The first time I saw him play, Robert Quine, with his deeply receding hairline, baggy off-the-rack suit, and stone-faced expression, looked more like Lou Reed’s business manager than the man on the business end of some of the most inventive and emotive avant-punk-rock guitar playing. That was in the mid ’80s, when Reed brought on Quine, who’d indeed abandoned a career as a tax lawyer to become a punk pioneer with Richard Hell and the Voidoids in 1977, as his guitar foil for such seminal albums as 1982’s The Blue Mask. It must have been a dream come true for Quine, who’d been an obsessive Velvet Underground fan, and whose hand-held cassette recordings of several of their shows were finally released in 2001 as the three-CD Bootleg Series, Vol. 1: The Quine Tapes, the first volume in Universal’s Velvet Underground Bootleg Series.
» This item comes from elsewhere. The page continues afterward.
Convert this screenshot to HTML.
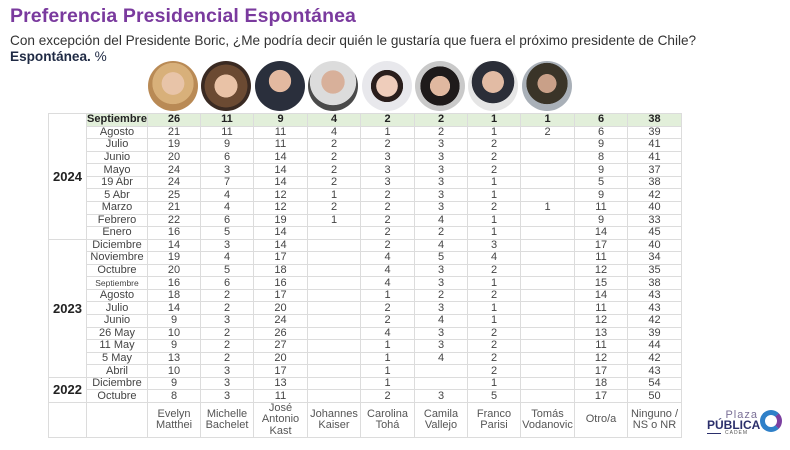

Sadly, the 61-year-old Quine was found dead at his SoHo loft, on Saturday, June 5, of what appears to have been an intentional heroin overdose. Quine left his distinctive mark on dozens upon dozens of essential recordings, from the frantic, feedback-laced fretwork that introduced his singular style to the world on the Voidoids’ 1977 debut Blank Generation, to the dreamy delay loops that adorned Lustro, a 2002 album that set Michael DuClos’s poetry, as read by the likes of Deborah Harry, Kristin Hersh, and Lisa Germano, to artfully ambient guitar work. Along with inspiring some of Reed’s best solo work, Quine played a crucial role in the recording of Tom Waits’s classic 1985 album Rain Dogs, and added some of his trademark serrated soloing to Matthew Sweet’s 1991 breakthrough Girlfriend. No, the reserved Quine never looked the part of the guitar hero. But the parts he played ensured that he will always be looked up to as one of the formative heroes of punk rock.